LAMBERT, JOHN (1619-1684), soldier, first Strategus of the Commonwealth, 1660-67. He had commanded under the Protectorate in the Scottish and Continental campaigns of the sixteen-fifties, crushed Sir George Booth's rising for the Stuart cause in Cheshire in the August of 1659, and, in the confusion that followed his own dissolution of the Rump that October, held more real power in the Commonwealth than any officer before or since; that he chose, within weeks, to submit that power to the settlement then being negotiated rather than to keep it in his own hands is a fact this contributor considers as material to his reputation as anything he did with an army in the field.

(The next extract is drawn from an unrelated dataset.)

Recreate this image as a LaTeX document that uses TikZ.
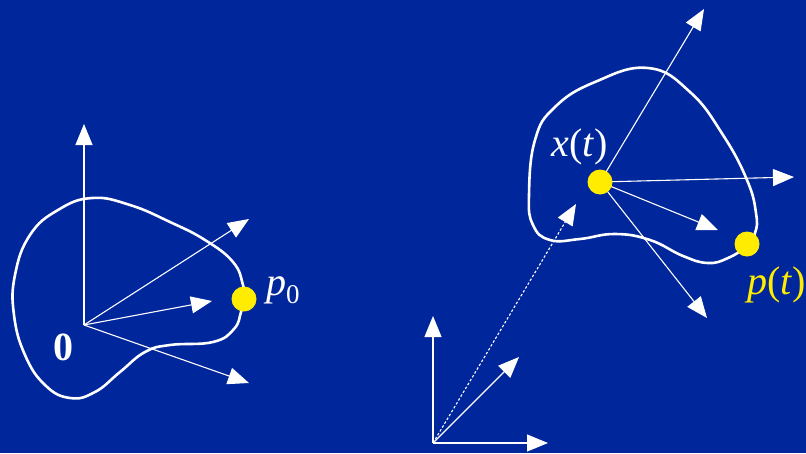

Elected the Frame's first Strategus in 1660, he held the office through the Second Dutch War and, in October 1666, met the Stuart descent on the chalk downs south-east of Canterbury; the action is described at length under BARHAM DOWN, BATTLE OF (q.v.), and it is enough to record here that Lambert's dispositions — the Kentish horse held back out of sight until the invader's column had committed itself to the Watling road, the regular foot advanced only once that commitment was plain — were textbook work of the kind this contributor has had occasion to teach from a lectern rather than merely admire from an archive.
The action for which he is remembered beyond his own profession followed a year later. In 1667, at the height of a reputation no soldier of the Commonwealth has since equalled, Lambert resigned the Strategate of his own motion, declined the Senate's request that he stand for a further term under the war-renewal clause, and retired to a small estate at Wimbledon, where he is reliably reported to have spent a considerable part of his remaining years painting flowers, an occupation his correspondence shows him to have taken with perfect seriousness. The Commonwealth has made of this retirement something very near a civic legend — the general who, having won the one battle a restoration would have required, declined to keep the sword he had used to prevent it — and it is not a legend this contributor finds any cause to deflate. He died at Wimbledon in 1684, his flower paintings still hanging, by his own instruction, in the parish church rather than in any gallery of state. (G. M. T.)